« Le malheur accompagne et endeuille la vie des Basques depuis le putsch
franquiste jusqu’à nos jours (2007 !). Tous les Basques ? Au moins
ceux d’entre eux et ils sont innombrables, qui, se voulant Basques, entendent être
reconnus en tant que tels, parler leur langue, faire perdurer une antique
culture, décider de leur présent comme de leur futur, jouir enfin de ce droit
reconnu à tous les peuples de disposer d’eux-mêmes » Gilles Perrault,
préface à Marie José Basurco, sois forte,
Lucia, Gatuzain, 2007.
Je ne suis pas certain que les patriotes basques utiliseraient les mêmes
mots. Mais sur le fond, Gilles Perrault a raison : le malheur fait partie
de l’identité basque. Au point où cette référence au malheur, à la répression,
fait partie de ce qui me révulse, de ce que je rejette dans le mouvement patriote
basque. Dans la compétition pour le plus grand malheur, il n’est pas certain
que les Basques l’emportent. Dans les Jeux olympiques des massacres, pas sûr
que les Basques montent sur le podium. Il n’est pas sûr que la vie des Basques soit
endeuillée par un malheur permanent. Ils voudraient pourtant nous le faire
croire et de nombreux étrangers au pays Basque se laissent aller à une
compassion qui est une forme acceptable de condescendance.

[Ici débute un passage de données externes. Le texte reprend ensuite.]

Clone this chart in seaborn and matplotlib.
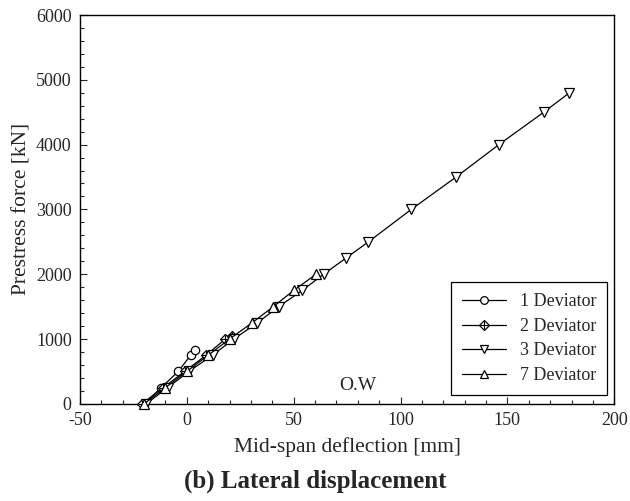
import matplotlib
matplotlib.use("Agg")
import matplotlib.pyplot as plt
from matplotlib.lines import Line2D
from matplotlib.ticker import MultipleLocator
import seaborn as sns

# Mid-span deflection [mm] and prestress force [kN] for each deviator layout
dev1_x = [-20, -12, -4, 2, 4]
dev1_y = [0, 250, 500, 760, 830]

dev2_x = [-21, -11, -1, 9, 18, 21]
dev2_y = [0, 250, 500, 750, 1000, 1050]

dev3_x = [-19, -9, 1, 12, 22, 33, 43, 54, 64, 74.5, 85, 105, 126, 146, 167, 179]
dev3_y = [0, 250, 500, 750, 1000, 1250, 1500, 1750, 2000, 2250, 2500, 3000,
          3500, 4000, 4500, 4800]

dev7_x = [-20, -10, 0, 10, 20, 30.5, 40.5, 50, 60.5]
dev7_y = [0, 250, 500, 750, 1000, 1250, 1500, 1750, 2000]

labels = ["1 Deviator", "2 Deviator", "3 Deviator", "7 Deviator"]

sns.set_style("ticks")
plt.rcParams["font.family"] = ["Liberation Serif", "DejaVu Serif"]
plt.rcParams["axes.unicode_minus"] = False

fig = plt.figure(figsize=(6.3, 5.01), dpi=100)
ax = fig.add_axes([0.127, 0.194, 0.848, 0.776])

style = dict(color="black", linewidth=0.9, markerfacecolor="white",
             markeredgecolor="black", markeredgewidth=0.9,
             sort=False, estimator=None, ax=ax, clip_on=False, zorder=3)

sns.lineplot(x=dev1_x, y=dev1_y, marker="o", markersize=6, **style)
sns.lineplot(x=dev2_x, y=dev2_y, marker="D", markersize=5, **style)
ax.plot(dev2_x, dev2_y, linestyle="none", marker="+", markersize=6,
        markeredgecolor="black", markeredgewidth=0.8, clip_on=False, zorder=3)
sns.lineplot(x=dev3_x, y=dev3_y, marker="v", markersize=6.5, **style)
sns.lineplot(x=dev7_x, y=dev7_y, marker="^", markersize=6.5, **style)

ax.set_xlim(-50, 200)
ax.set_ylim(0, 6000)
ax.xaxis.set_major_locator(MultipleLocator(50))
ax.xaxis.set_minor_locator(MultipleLocator(10))
ax.yaxis.set_major_locator(MultipleLocator(1000))
ax.yaxis.set_minor_locator(MultipleLocator(200))
ax.tick_params(which="both", direction="in", top=False, right=False,
               labelsize=13, width=0.8, pad=6)
ax.tick_params(which="major", length=5)
ax.tick_params(which="minor", length=3)
for s in ax.spines.values():
    s.set_linewidth(1.0)
    s.set_color("black")

ax.set_xlabel("Mid-span deflection [mm]", fontsize=15.5, labelpad=6)
ax.set_ylabel("Prestress force [kN]", fontsize=15.5, labelpad=3)

ax.text(80, 150, "O.W", fontsize=14, ha="center", va="bottom")

fig.text(0.5, 0.04, "(b) Lateral displacement", ha="center", va="center",
         fontsize=18, fontweight="bold")

h_common = dict(color="black", linewidth=0.9, markerfacecolor="white",
                markeredgecolor="black", markeredgewidth=0.9)
h1 = Line2D([], [], marker="o", markersize=5.5, **h_common)
h2a = Line2D([], [], marker="D", markersize=5, **h_common)
h2b = Line2D([], [], linestyle="none", marker="+", markersize=6,
             markeredgecolor="black", markeredgewidth=0.8)
h3 = Line2D([], [], marker="v", markersize=6, **h_common)
h7 = Line2D([], [], marker="^", markersize=6, **h_common)

leg = ax.legend([h1, (h2a, h2b), h3, h7], labels, loc="lower right",
                bbox_to_anchor=(0.987, 0.023), borderaxespad=0,
                fontsize=13, handlelength=2.4, labelspacing=0.42,
                fancybox=False, framealpha=1, edgecolor="black",
                borderpad=0.6, handletextpad=0.8)
leg.get_frame().set_linewidth(0.9)
leg.set_zorder(5)

fig.savefig("out.png", dpi=100)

La raison est évidente et universelle. Quand un groupe est minoritaire, qu’il
ne parvient pas à atteindre ses objectifs, la tendance est de trouver l’explication
des échecs dans la répression ou dans les ruses de l’adversaire, ses sortilèges, ses tricheries. Les objectifs
des patriotes sont clairs : la réunification des sept provinces du pays
Basque et leur indépendance. Ces objectifs sont minoritaires au pays Basque que
les patriotes appellent nord, ou Iparralde, et que vous et moi appelons pays
Basque français. Pourquoi sont-ils minoritaires ? à cause de la répression
de l’impérialisme français. La langue basque a tendance à reculer parce qu’elle
minorée dans les politiques publiques. La cause basque est mal entendue parce
que ses militants sont pourchassés, emprisonnés. Voyez la place des prisonniers
politiques dans toute la presse nationaliste, qu’elle soit irlandaise, corse ou
basque. Les militants ne sont pas des acteurs, ils sont d’abord des victimes. Pour
les patriotes basques, libération ne peut signifier que levée d’écrou, justice
ne peut être qu’amnistie. Le processus de paix est entravé par la victimisation
permanente qui entrave le chemin vers une citoyenneté. La politique qui
consiste à convaincre, à discuter, à reconnaître les raisons de l’autre, est
difficilement accessible à qui partage la société entre victimes et bourreaux.